DATASET CONTENT —
──────────────────────────────

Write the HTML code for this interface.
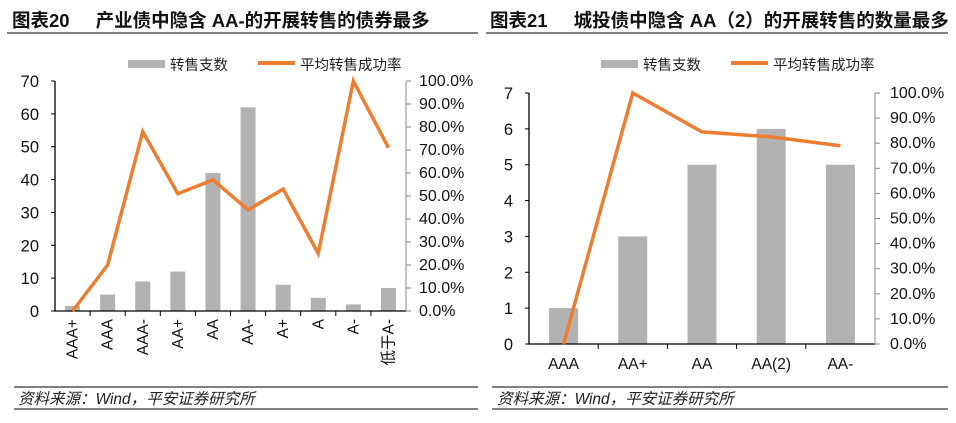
<!DOCTYPE html>
<html><head><meta charset="utf-8">
<style>
body{margin:0;background:#fff;width:956px;height:423px;overflow:hidden;font-family:"Liberation Sans","Noto Sans CJK SC",sans-serif;}
svg{display:block}
</style></head>
<body>
<svg id="s" width="956" height="423" xmlns="http://www.w3.org/2000/svg" font-family="Liberation Sans, Noto Sans CJK SC, sans-serif">
<g>
<text x="12" y="27" font-size="18.5" font-weight="bold" fill="#111">图表20<tspan dx="26">产业债中隐含 AA-的开展转售的债券最多</tspan></text>
<line x1="7" y1="33" x2="478" y2="33" stroke="#000" stroke-width="1"/>
<line x1="14" y1="387" x2="478" y2="387" stroke="#000"/>
<line x1="14" y1="409" x2="478" y2="409" stroke="#000"/>
<text x="18" y="404" font-size="15.5" font-style="italic" fill="#222">资料来源：Wind，平安证券研究所</text>
</g>
<g>
<text x="490" y="27" font-size="18.5" font-weight="bold" fill="#111">图表21<tspan dx="26">城投债中隐含 AA（2）的开展转售的数量最多</tspan></text>
<line x1="486" y1="33" x2="948" y2="33" stroke="#000"/>
<line x1="492" y1="387" x2="948" y2="387" stroke="#000"/>
<line x1="492" y1="409" x2="948" y2="409" stroke="#000"/>
<text x="497" y="404" font-size="15.5" font-style="italic" fill="#222">资料来源：Wind，平安证券研究所</text>
</g>
<g id="c1"></g><g id="c2"></g>
</svg>
<script>
const cats1=["AAA+","AAA","AAA-","AA+","AA","AA-","A+","A","A-","低于A-"];
const bars1=[1.5,5,9,12,42,62,8,4,2,7];
const rate1=[0,20,78,51,57,44,53,25,100,71];
const leftTicks1=[0,10,20,30,40,50,60,70];
const cats2=["AAA","AA+","AA","AA(2)","AA-"];
const bars2=[1,3,5,6,5];
const rate2=[0,100,84.5,82.5,79];
const leftTicks2=[0,1,2,3,4,5,6,7];
const pctTicks=[0,10,20,30,40,50,60,70,80,90,100];
const NS="http://www.w3.org/2000/svg";
function mk(p,tag,a,txt){const e=document.createElementNS(NS,tag);for(const k in a)e.setAttribute(k,a[k]);if(txt!=null)e.textContent=txt;p.appendChild(e);return e;}
function draw(g,o){
  const {x0,x1,y0,y1,cats,bars,rate,lt,lmax,bw,rot,lx,rx}=o;
  const n=cats.length,cw=(x1-x0)/n;
  const ys=v=>y0-(v/lmax)*(y0-y1), yr=v=>y0-(v/100)*(y0-y1), xc=i=>x0+cw*(i+0.5);
  const L=mk(g,"g",{});
  const r=mk(L,"rect",{x:o.lgx,y:o.lgy-4,width:37,height:8,fill:"#b2b2b2"});
  const t1=mk(L,"text",{x:o.lgx+42,y:o.lgy+6,"font-size":14.5,fill:"#222"},"转售支数");
  const l=mk(L,"line",{x1:o.lgx+130,x2:o.lgx+167,y1:o.lgy-1,y2:o.lgy-1,stroke:"#ed7d31","stroke-width":4});
  const t2=mk(L,"text",{x:o.lgx+172,y:o.lgy+6,"font-size":14.5,fill:"#222"},"平均转售成功率");
  bars.forEach((v,i)=>{const b=mk(g,"rect",{x:xc(i)-bw/2,y:ys(v),width:bw,height:y0-ys(v),fill:"#b2b2b2"});
    });
  const ax=mk(g,"path",{d:`M${x0},${y1}V${y0}H${x1}`,fill:"none",stroke:"#000","stroke-width":1.3});
  
  const ra=mk(g,"line",{x1:x1,x2:x1,y1:y1,y2:y0,stroke:"#888"});
  lt.forEach(v=>{mk(g,"line",{x1:x0-4,x2:x0,y1:ys(v),y2:ys(v),stroke:"#000"});
    const t=mk(g,"text",{x:lx,y:ys(v)+6,"font-size":16.5,"text-anchor":"end",fill:"#111"},v);});
  pctTicks.forEach(v=>{mk(g,"line",{x1:x1,x2:x1+5,y1:yr(v),y2:yr(v),stroke:"#888"});
    const t=mk(g,"text",{x:rx,y:yr(v)+5,"font-size":16,fill:"#111"},v.toFixed(1)+"%");});
  for(let i=1;i<n;i++)mk(g,"line",{x1:x0+cw*i,x2:x0+cw*i,y1:y0,y2:y0+5,stroke:"#000"});
  cats.forEach((c,i)=>{let t;
    if(rot){t=mk(g,"text",{x:0,y:0,"font-size":15.5,"text-anchor":"end",fill:"#111",transform:`translate(${xc(i)+5},${y0+8}) rotate(-90)`},c);}
    else t=mk(g,"text",{x:xc(i),y:y0+25,"font-size":15.5,"text-anchor":"middle",fill:"#111"},c);
    });
  const ln=mk(g,"polyline",{points:rate.map((v,i)=>xc(i)+","+yr(v)).join(" "),fill:"none",stroke:"#ed7d31","stroke-width":3.5,"stroke-linejoin":"miter"});
  
}
draw(document.getElementById('c1'),{x0:55,x1:406,y0:311,y1:81,cats:cats1,bars:bars1,rate:rate1,lt:leftTicks1,lmax:70,bw:15,rot:true,lx:39,rx:419,lgx:128,lgy:64});
draw(document.getElementById('c2'),{x0:529,x1:875,y0:344,y1:93,cats:cats2,bars:bars2,rate:rate2,lt:leftTicks2,lmax:7,bw:29,rot:false,lx:513,rx:890,lgx:601,lgy:64});
</script>
</body></html>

──────────────────────────────

Your task is to reproduce all of the material exactly. The pictures stay out.

THE COMPLETED TASK —
Write the HTML code for this interface.
<!DOCTYPE html>
<html><head><meta charset="utf-8">
<style>
body{margin:0;background:#fff;width:956px;height:423px;overflow:hidden;font-family:"Liberation Sans","Noto Sans CJK SC",sans-serif;}
svg{display:block}
</style></head>
<body>
<svg id="s" width="956" height="423" xmlns="http://www.w3.org/2000/svg" font-family="Liberation Sans, Noto Sans CJK SC, sans-serif">
<g>
<text x="12" y="27" font-size="18.5" font-weight="bold" fill="#111">图表20<tspan dx="26">产业债中隐含 AA-的开展转售的债券最多</tspan></text>
<line x1="7" y1="33" x2="478" y2="33" stroke="#000" stroke-width="1"/>
<line x1="14" y1="387" x2="478" y2="387" stroke="#000"/>
<line x1="14" y1="409" x2="478" y2="409" stroke="#000"/>
<text x="18" y="404" font-size="15.5" font-style="italic" fill="#222">资料来源：Wind，平安证券研究所</text>
</g>
<g>
<text x="490" y="27" font-size="18.5" font-weight="bold" fill="#111">图表21<tspan dx="26">城投债中隐含 AA（2）的开展转售的数量最多</tspan></text>
<line x1="486" y1="33" x2="948" y2="33" stroke="#000"/>
<line x1="492" y1="387" x2="948" y2="387" stroke="#000"/>
<line x1="492" y1="409" x2="948" y2="409" stroke="#000"/>
<text x="497" y="404" font-size="15.5" font-style="italic" fill="#222">资料来源：Wind，平安证券研究所</text>
</g>
<g id="c1"></g><g id="c2"></g>
</svg>
<script>
const cats1=["AAA+","AAA","AAA-","AA+","AA","AA-","A+","A","A-","低于A-"];
const bars1=[1.5,5,9,12,42,62,8,4,2,7];
const rate1=[0,20,78,51,57,44,53,25,100,71];
const leftTicks1=[0,10,20,30,40,50,60,70];
const cats2=["AAA","AA+","AA","AA(2)","AA-"];
const bars2=[1,3,5,6,5];
const rate2=[0,100,84.5,82.5,79];
const leftTicks2=[0,1,2,3,4,5,6,7];
const pctTicks=[0,10,20,30,40,50,60,70,80,90,100];
const NS="http://www.w3.org/2000/svg";
function mk(p,tag,a,txt){const e=document.createElementNS(NS,tag);for(const k in a)e.setAttribute(k,a[k]);if(txt!=null)e.textContent=txt;p.appendChild(e);return e;}
function draw(g,o){
  const {x0,x1,y0,y1,cats,bars,rate,lt,lmax,bw,rot,lx,rx}=o;
  const n=cats.length,cw=(x1-x0)/n;
  const ys=v=>y0-(v/lmax)*(y0-y1), yr=v=>y0-(v/100)*(y0-y1), xc=i=>x0+cw*(i+0.5);
  const L=mk(g,"g",{});
  const r=mk(L,"rect",{x:o.lgx,y:o.lgy-4,width:37,height:8,fill:"#b2b2b2"});
  const t1=mk(L,"text",{x:o.lgx+42,y:o.lgy+6,"font-size":14.5,fill:"#222"},"转售支数");
  const l=mk(L,"line",{x1:o.lgx+130,x2:o.lgx+167,y1:o.lgy-1,y2:o.lgy-1,stroke:"#ed7d31","stroke-width":4});
  const t2=mk(L,"text",{x:o.lgx+172,y:o.lgy+6,"font-size":14.5,fill:"#222"},"平均转售成功率");
  bars.forEach((v,i)=>{const b=mk(g,"rect",{x:xc(i)-bw/2,y:ys(v),width:bw,height:y0-ys(v),fill:"#b2b2b2"});
    });
  const ax=mk(g,"path",{d:`M${x0},${y1}V${y0}H${x1}`,fill:"none",stroke:"#000","stroke-width":1.3});
  
  const ra=mk(g,"line",{x1:x1,x2:x1,y1:y1,y2:y0,stroke:"#888"});
  lt.forEach(v=>{mk(g,"line",{x1:x0-4,x2:x0,y1:ys(v),y2:ys(v),stroke:"#000"});
    const t=mk(g,"text",{x:lx,y:ys(v)+6,"font-size":16.5,"text-anchor":"end",fill:"#111"},v);});
  pctTicks.forEach(v=>{mk(g,"line",{x1:x1,x2:x1+5,y1:yr(v),y2:yr(v),stroke:"#888"});
    const t=mk(g,"text",{x:rx,y:yr(v)+5,"font-size":16,fill:"#111"},v.toFixed(1)+"%");});
  for(let i=1;i<n;i++)mk(g,"line",{x1:x0+cw*i,x2:x0+cw*i,y1:y0,y2:y0+5,stroke:"#000"});
  cats.forEach((c,i)=>{let t;
    if(rot){t=mk(g,"text",{x:0,y:0,"font-size":15.5,"text-anchor":"end",fill:"#111",transform:`translate(${xc(i)+5},${y0+8}) rotate(-90)`},c);}
    else t=mk(g,"text",{x:xc(i),y:y0+25,"font-size":15.5,"text-anchor":"middle",fill:"#111"},c);
    });
  const ln=mk(g,"polyline",{points:rate.map((v,i)=>xc(i)+","+yr(v)).join(" "),fill:"none",stroke:"#ed7d31","stroke-width":3.5,"stroke-linejoin":"miter"});
  
}
draw(document.getElementById('c1'),{x0:55,x1:406,y0:311,y1:81,cats:cats1,bars:bars1,rate:rate1,lt:leftTicks1,lmax:70,bw:15,rot:true,lx:39,rx:419,lgx:128,lgy:64});
draw(document.getElementById('c2'),{x0:529,x1:875,y0:344,y1:93,cats:cats2,bars:bars2,rate:rate2,lt:leftTicks2,lmax:7,bw:29,rot:false,lx:513,rx:890,lgx:601,lgy:64});
</script>
</body></html>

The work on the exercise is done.